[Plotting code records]
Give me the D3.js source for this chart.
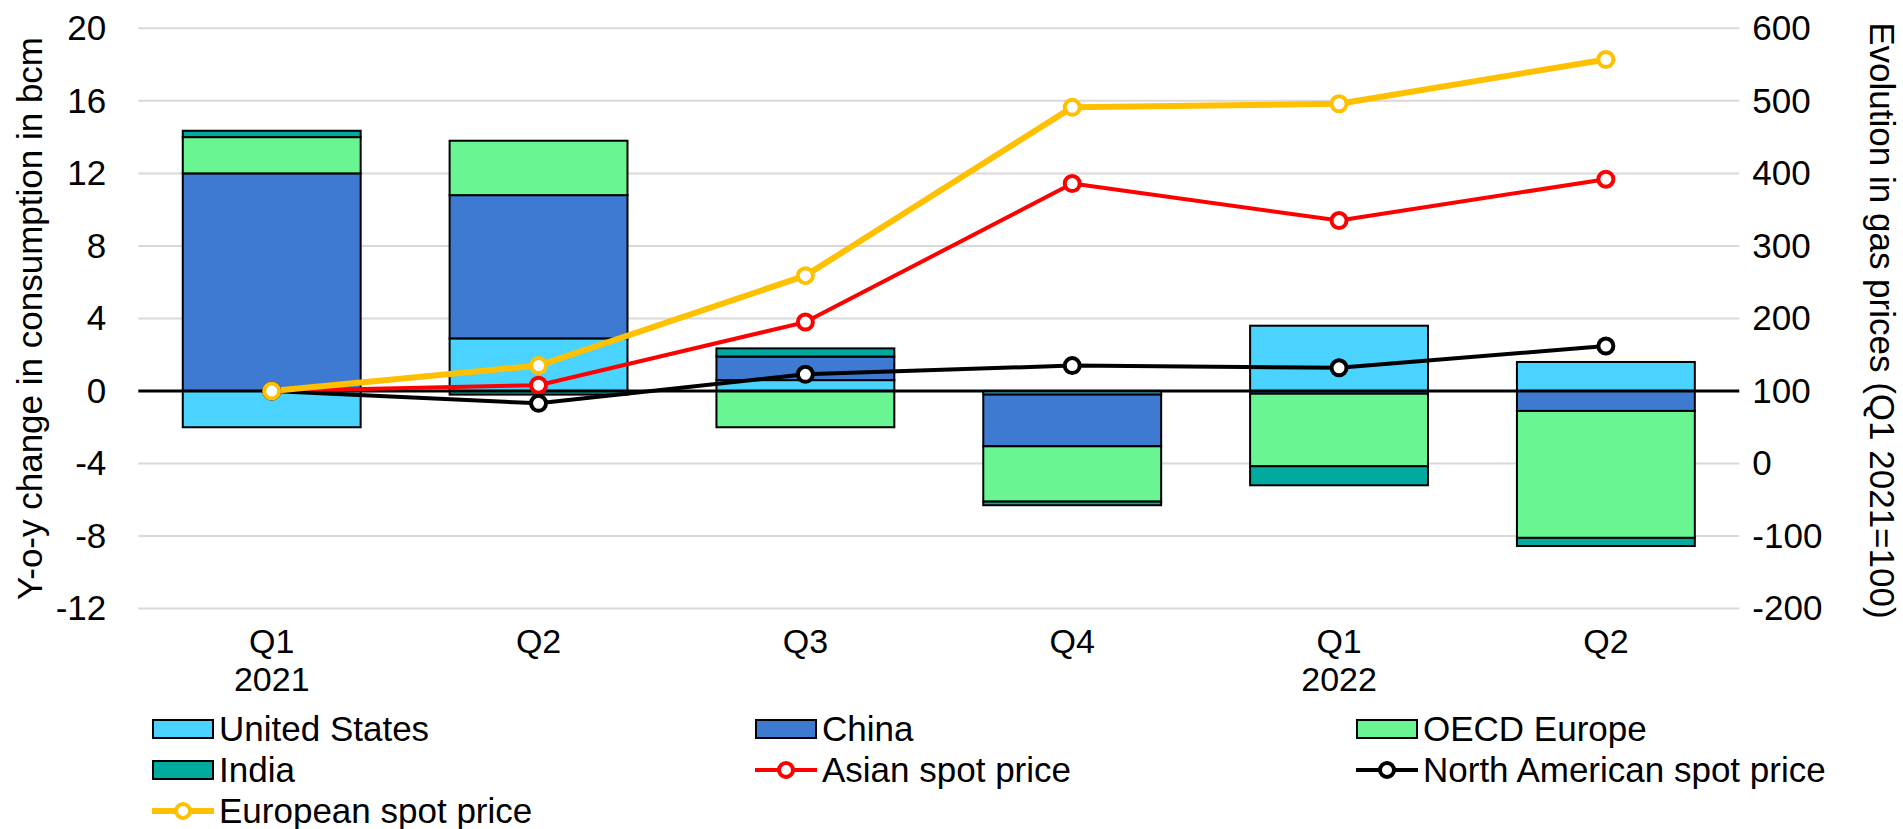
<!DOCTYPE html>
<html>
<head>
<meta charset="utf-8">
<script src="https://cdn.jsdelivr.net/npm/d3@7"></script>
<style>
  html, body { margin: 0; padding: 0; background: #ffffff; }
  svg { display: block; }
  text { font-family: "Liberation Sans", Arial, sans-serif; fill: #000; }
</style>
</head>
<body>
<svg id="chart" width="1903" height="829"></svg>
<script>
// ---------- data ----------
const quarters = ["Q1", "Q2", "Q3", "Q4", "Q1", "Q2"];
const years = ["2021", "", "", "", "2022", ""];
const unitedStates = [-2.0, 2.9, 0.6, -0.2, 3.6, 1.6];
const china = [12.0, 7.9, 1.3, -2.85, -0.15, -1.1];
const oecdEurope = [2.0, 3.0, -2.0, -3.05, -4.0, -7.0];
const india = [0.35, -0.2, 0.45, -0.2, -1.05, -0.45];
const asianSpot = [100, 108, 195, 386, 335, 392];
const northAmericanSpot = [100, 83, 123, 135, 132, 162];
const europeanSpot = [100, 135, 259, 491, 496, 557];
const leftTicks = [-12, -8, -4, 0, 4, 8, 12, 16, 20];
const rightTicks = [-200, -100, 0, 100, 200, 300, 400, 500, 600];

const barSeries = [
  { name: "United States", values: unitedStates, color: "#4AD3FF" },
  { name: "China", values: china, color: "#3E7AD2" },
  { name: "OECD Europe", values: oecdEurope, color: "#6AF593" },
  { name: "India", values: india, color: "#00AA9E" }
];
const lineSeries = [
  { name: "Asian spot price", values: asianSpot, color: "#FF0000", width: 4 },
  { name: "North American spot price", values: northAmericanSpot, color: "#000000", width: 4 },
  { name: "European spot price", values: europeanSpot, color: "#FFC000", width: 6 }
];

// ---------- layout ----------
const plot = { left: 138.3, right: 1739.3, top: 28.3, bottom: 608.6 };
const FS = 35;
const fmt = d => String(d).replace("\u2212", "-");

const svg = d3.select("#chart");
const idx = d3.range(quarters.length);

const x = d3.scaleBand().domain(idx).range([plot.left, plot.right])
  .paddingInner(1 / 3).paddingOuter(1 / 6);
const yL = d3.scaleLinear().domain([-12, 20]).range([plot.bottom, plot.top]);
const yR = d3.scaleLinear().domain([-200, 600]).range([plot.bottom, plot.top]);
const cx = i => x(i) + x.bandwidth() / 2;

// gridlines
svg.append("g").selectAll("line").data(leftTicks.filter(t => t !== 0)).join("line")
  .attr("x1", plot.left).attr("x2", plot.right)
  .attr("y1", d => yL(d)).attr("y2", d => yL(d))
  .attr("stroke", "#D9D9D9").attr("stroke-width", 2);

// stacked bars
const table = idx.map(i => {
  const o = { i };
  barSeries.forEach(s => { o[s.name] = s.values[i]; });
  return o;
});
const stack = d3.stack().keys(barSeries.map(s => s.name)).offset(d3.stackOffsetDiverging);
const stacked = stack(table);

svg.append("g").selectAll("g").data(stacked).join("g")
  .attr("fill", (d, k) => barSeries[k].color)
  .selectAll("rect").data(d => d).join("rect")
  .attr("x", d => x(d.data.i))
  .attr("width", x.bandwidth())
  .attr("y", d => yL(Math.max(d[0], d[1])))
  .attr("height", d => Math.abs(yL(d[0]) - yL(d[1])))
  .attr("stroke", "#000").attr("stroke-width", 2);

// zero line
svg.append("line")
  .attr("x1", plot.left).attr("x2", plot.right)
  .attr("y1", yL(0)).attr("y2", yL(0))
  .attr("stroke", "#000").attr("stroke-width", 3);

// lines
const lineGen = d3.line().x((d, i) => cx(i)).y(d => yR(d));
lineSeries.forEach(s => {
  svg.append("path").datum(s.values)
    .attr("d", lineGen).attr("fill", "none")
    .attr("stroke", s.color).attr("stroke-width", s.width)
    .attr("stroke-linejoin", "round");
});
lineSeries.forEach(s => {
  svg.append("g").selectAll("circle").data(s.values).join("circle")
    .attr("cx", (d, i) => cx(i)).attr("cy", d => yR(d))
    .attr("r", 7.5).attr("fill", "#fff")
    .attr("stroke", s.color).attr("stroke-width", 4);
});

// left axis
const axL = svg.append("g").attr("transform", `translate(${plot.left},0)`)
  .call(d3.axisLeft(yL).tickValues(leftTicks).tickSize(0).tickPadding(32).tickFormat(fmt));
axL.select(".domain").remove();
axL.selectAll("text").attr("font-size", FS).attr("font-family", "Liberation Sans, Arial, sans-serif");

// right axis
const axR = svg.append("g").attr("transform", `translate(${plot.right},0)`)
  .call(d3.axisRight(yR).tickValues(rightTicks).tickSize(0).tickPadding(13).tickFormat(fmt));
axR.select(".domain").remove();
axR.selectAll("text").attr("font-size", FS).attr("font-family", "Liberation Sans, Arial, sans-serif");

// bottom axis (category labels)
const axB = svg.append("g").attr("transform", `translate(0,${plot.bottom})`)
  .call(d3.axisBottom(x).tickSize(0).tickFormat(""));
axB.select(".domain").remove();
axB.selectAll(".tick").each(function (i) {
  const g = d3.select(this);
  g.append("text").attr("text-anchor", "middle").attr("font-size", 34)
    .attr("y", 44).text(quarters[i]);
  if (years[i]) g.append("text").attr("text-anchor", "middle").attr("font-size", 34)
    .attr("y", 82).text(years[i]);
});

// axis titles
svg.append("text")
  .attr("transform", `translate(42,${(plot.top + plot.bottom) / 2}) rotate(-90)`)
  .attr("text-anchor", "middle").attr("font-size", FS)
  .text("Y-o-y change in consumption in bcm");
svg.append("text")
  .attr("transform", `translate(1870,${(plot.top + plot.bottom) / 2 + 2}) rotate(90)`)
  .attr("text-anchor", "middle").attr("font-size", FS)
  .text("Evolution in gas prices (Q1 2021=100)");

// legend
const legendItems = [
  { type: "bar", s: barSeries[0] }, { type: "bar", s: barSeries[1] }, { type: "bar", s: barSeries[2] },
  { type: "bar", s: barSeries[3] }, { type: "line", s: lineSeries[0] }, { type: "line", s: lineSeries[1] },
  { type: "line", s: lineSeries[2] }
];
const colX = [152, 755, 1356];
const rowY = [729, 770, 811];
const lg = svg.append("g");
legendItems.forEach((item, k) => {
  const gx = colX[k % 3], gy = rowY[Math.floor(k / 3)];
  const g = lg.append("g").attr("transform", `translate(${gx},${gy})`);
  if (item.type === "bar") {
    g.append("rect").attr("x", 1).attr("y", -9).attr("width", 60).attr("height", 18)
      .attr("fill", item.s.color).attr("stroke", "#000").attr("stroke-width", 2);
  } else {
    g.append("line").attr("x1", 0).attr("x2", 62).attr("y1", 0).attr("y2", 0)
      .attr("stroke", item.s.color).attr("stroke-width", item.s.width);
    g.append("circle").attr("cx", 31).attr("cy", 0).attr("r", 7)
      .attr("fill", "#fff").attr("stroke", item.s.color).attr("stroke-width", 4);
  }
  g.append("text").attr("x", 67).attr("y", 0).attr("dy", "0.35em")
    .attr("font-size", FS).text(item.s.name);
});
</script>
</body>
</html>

--

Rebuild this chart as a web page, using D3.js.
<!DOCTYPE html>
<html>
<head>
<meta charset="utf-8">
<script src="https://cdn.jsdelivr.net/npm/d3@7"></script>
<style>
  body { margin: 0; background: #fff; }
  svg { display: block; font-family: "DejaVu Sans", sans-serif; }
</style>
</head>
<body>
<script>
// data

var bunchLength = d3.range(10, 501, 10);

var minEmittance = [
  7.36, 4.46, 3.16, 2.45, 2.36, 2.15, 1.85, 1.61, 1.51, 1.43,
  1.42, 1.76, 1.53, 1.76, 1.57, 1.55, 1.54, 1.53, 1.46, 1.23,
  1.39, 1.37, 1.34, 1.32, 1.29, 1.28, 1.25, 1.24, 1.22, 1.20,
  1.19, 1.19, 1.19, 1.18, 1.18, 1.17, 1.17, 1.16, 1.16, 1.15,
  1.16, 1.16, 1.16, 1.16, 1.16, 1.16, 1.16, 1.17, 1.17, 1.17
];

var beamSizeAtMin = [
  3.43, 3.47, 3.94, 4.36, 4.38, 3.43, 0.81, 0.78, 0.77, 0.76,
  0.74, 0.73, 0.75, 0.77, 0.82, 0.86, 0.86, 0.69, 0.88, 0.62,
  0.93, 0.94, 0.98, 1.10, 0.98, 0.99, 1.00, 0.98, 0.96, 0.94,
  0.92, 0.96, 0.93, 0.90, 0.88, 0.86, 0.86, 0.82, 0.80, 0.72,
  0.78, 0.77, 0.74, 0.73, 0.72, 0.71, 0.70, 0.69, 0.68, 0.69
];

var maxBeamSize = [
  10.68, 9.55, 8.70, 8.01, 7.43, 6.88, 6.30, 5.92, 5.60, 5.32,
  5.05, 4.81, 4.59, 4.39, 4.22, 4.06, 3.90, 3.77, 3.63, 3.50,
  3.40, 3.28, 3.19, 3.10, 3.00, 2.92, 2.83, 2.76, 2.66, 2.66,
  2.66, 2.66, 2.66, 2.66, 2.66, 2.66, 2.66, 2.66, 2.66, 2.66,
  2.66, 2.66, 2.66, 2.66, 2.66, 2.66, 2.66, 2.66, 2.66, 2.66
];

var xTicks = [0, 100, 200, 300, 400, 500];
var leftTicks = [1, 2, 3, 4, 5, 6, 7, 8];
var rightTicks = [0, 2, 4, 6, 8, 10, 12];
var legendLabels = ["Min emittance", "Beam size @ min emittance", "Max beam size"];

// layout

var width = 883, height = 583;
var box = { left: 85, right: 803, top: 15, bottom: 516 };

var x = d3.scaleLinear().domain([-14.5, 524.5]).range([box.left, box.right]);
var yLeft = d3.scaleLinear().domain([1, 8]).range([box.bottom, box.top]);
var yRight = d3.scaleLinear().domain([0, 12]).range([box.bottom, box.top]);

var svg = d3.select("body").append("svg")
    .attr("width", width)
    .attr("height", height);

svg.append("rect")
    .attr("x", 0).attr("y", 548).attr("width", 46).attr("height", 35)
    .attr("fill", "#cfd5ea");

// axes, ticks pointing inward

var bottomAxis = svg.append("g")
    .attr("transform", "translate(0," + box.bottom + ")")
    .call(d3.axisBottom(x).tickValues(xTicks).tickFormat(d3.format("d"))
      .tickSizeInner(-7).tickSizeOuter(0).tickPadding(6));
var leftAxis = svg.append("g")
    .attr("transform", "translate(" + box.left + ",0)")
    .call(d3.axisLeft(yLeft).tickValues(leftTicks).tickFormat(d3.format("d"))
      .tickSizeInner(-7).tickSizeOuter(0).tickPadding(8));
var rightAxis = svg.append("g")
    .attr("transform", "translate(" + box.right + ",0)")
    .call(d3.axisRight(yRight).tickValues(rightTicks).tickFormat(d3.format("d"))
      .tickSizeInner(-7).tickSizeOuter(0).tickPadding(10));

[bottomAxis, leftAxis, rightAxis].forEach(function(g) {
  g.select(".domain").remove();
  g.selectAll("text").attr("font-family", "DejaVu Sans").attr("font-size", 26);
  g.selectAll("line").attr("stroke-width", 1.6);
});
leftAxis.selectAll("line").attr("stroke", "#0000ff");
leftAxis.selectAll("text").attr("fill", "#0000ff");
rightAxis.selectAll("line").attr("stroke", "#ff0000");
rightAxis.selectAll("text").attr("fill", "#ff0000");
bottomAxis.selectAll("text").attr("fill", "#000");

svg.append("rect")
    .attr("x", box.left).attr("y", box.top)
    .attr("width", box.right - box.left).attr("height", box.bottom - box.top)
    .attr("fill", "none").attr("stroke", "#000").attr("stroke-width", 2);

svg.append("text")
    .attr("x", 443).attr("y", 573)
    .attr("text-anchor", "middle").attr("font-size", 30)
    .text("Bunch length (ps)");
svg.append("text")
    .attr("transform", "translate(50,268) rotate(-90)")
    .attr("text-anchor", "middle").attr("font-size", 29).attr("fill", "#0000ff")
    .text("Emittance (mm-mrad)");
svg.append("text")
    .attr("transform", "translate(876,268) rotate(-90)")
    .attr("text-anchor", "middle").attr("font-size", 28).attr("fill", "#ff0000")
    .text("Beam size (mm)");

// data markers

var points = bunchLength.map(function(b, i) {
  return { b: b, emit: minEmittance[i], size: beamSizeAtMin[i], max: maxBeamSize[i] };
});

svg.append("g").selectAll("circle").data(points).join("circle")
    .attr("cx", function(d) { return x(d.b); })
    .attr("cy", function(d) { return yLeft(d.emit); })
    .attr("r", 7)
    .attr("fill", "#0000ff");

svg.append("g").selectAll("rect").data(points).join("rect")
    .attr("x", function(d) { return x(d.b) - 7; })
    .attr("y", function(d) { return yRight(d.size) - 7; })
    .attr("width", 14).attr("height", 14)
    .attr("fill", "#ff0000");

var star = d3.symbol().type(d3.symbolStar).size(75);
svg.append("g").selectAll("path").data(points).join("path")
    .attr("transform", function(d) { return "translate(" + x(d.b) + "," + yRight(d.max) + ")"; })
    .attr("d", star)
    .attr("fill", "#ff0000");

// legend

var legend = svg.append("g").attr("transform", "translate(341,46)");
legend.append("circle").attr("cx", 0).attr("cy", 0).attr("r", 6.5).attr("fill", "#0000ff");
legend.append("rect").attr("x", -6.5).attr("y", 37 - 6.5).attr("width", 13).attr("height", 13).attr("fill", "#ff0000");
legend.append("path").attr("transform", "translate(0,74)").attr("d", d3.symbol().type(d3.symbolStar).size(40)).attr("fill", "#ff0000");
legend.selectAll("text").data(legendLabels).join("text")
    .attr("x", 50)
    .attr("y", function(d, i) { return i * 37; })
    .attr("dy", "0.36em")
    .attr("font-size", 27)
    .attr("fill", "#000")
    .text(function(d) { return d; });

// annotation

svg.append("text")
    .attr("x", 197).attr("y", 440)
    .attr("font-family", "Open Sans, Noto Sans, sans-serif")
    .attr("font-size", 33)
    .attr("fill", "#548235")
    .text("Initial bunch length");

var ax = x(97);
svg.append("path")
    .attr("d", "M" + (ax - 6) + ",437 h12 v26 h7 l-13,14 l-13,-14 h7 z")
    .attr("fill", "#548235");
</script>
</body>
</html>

WHAT TO PRODUCE: Only the lines between the one with "Give me the D3.js source for this chart." and the one with "const cx = i => x(i) + x.bandwidth() / 2;", those two included, get copied from the material above. Keep it exact and free of pictures.

WRITTEN REPLY:
Give me the D3.js source for this chart.
<!DOCTYPE html>
<html>
<head>
<meta charset="utf-8">
<script src="https://cdn.jsdelivr.net/npm/d3@7"></script>
<style>
  html, body { margin: 0; padding: 0; background: #ffffff; }
  svg { display: block; }
  text { font-family: "Liberation Sans", Arial, sans-serif; fill: #000; }
</style>
</head>
<body>
<svg id="chart" width="1903" height="829"></svg>
<script>
// ---------- data ----------
const quarters = ["Q1", "Q2", "Q3", "Q4", "Q1", "Q2"];
const years = ["2021", "", "", "", "2022", ""];
const unitedStates = [-2.0, 2.9, 0.6, -0.2, 3.6, 1.6];
const china = [12.0, 7.9, 1.3, -2.85, -0.15, -1.1];
const oecdEurope = [2.0, 3.0, -2.0, -3.05, -4.0, -7.0];
const india = [0.35, -0.2, 0.45, -0.2, -1.05, -0.45];
const asianSpot = [100, 108, 195, 386, 335, 392];
const northAmericanSpot = [100, 83, 123, 135, 132, 162];
const europeanSpot = [100, 135, 259, 491, 496, 557];
const leftTicks = [-12, -8, -4, 0, 4, 8, 12, 16, 20];
const rightTicks = [-200, -100, 0, 100, 200, 300, 400, 500, 600];

const barSeries = [
  { name: "United States", values: unitedStates, color: "#4AD3FF" },
  { name: "China", values: china, color: "#3E7AD2" },
  { name: "OECD Europe", values: oecdEurope, color: "#6AF593" },
  { name: "India", values: india, color: "#00AA9E" }
];
const lineSeries = [
  { name: "Asian spot price", values: asianSpot, color: "#FF0000", width: 4 },
  { name: "North American spot price", values: northAmericanSpot, color: "#000000", width: 4 },
  { name: "European spot price", values: europeanSpot, color: "#FFC000", width: 6 }
];

// ---------- layout ----------
const plot = { left: 138.3, right: 1739.3, top: 28.3, bottom: 608.6 };
const FS = 35;
const fmt = d => String(d).replace("\u2212", "-");

const svg = d3.select("#chart");
const idx = d3.range(quarters.length);

const x = d3.scaleBand().domain(idx).range([plot.left, plot.right])
  .paddingInner(1 / 3).paddingOuter(1 / 6);
const yL = d3.scaleLinear().domain([-12, 20]).range([plot.bottom, plot.top]);
const yR = d3.scaleLinear().domain([-200, 600]).range([plot.bottom, plot.top]);
const cx = i => x(i) + x.bandwidth() / 2;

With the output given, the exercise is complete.